– Vivian Chieh
Only after recently watching the film Water by Deepa Mehta  was I aware of India’s untouchables. It took me 19 years to get my first exposure to untouchables in India.
From this experience, I assume that I am not the only one among the billions of people who just learned about the untouchables, or worse, who are still unaware of them. The film is an introspect into the lives of Indian widows in ashrams that reveals the misogyny and exclusion of their lives in society. The main character is an eight-year-old girl forced to face renunciation as a widow for the rest of her life. Widows are a part of India’s hierarchy but often characterized as unclean and polluting. What surprised me is that the widows in the film have normalized their condition by acquiescing to their culture and enforcing it on themselves. From this movie, I asked myself: can we deny that the caste system does not exist?
India’s caste system separates Hindus according to their work and birth. Four classes are created based on the principle of “varna”: the Brahmins (the priests), the Kshatriyas (the nobles), the Vaishyas (business owners), and the Shudras (labor workers). However, this is not the end. There are also people categorized outside the system called the Dalits, or the untouchables. The untouchables are the people excluded from traditional Indian society and relegated to:
- Undesirable jobs such as Dalit women are in charge of cleaning cow dung
- Segregated from educational and religious institutions
- Punished for even approaching or letting their shadow fall on individuals from higher castes
Essentially beginning as a labor division, the caste system began to manifest itself into Indian society. India is growing and changing fast, but this isn’t the case with traditional views that are still in place. Although discrimination based on caste was outlawed in 1955 to help integrate lower castes in modern society, caste discrimination and segregation persists. The goal was to make individuals caste-conscious and eventually embed it in systems and cultural models. 
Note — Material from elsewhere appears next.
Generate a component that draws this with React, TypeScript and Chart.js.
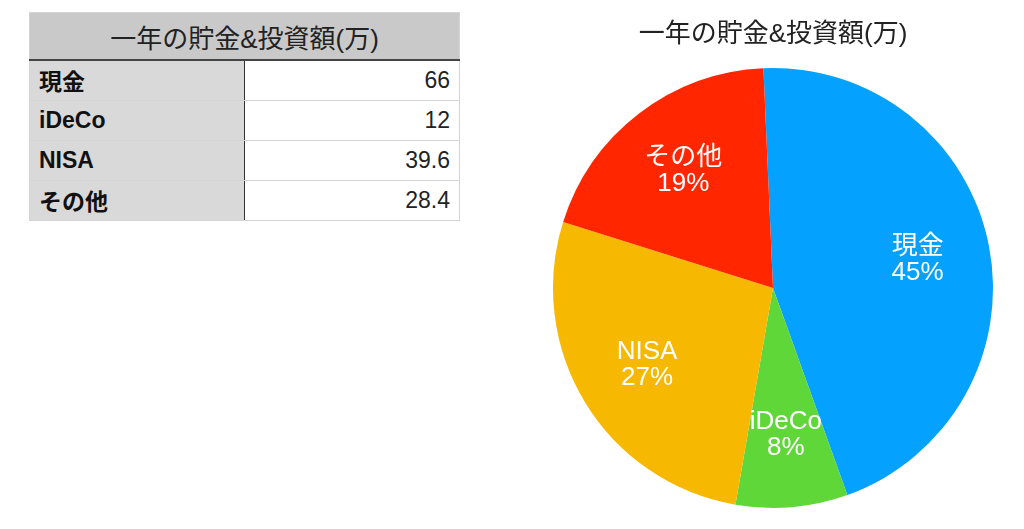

One of the most vulnerable victims of the perpetuation of the caste system is the children. The caste system’s effect on Indian children is rarely a topic of emphasis. Extensive research and evidence state that it should become an attention topic, particularly for children and their education. Albeit Indian laws stating that schools need to include all children of castes, in reality, Dalit children sit at the back of the class and refrain from interacting with children from other castes. A UNICEF report states majority of the Dalit children are known to perform poorly in many areas of primary education. Illiteracy is still a concern in India and, drop-out rates are higher for Dalit children. Without being able to survive knowledge, there will be limited opportunities for these Dalit children. These children will then go through what is known as the inherited occupational role, faced with menial and hazardous work that is equivalent to that of ‘slaves.’ This results in child labor becoming common for disadvantaged Dalit children. Children part of the Dalit caste are also victims of structural inequality and are affected by poverty. There is insufficient access to benefits and development processes in their area, and this is often the case for Dalit individuals precluded from involving in decision-making and participation in public and civil life. Furthermore, Dalit individuals get restricted to certain areas and denied access to public spaces, which makes them marginalized and stunts their growth.
Let’s look at some devastating statistics:
- One-half of all poor children in India belong to the Dalit caste.
- School attendance among the Dalit group has risen from 64% to 77%, but this number lags behind the 84% seen among children of other castes.
- Financial insecurity is a threat to the growth of Dalit children.
- Between 2005 to 2006, 18.2% of Dalit girls under the age of 15 have lost their virginity as they were married off illegally.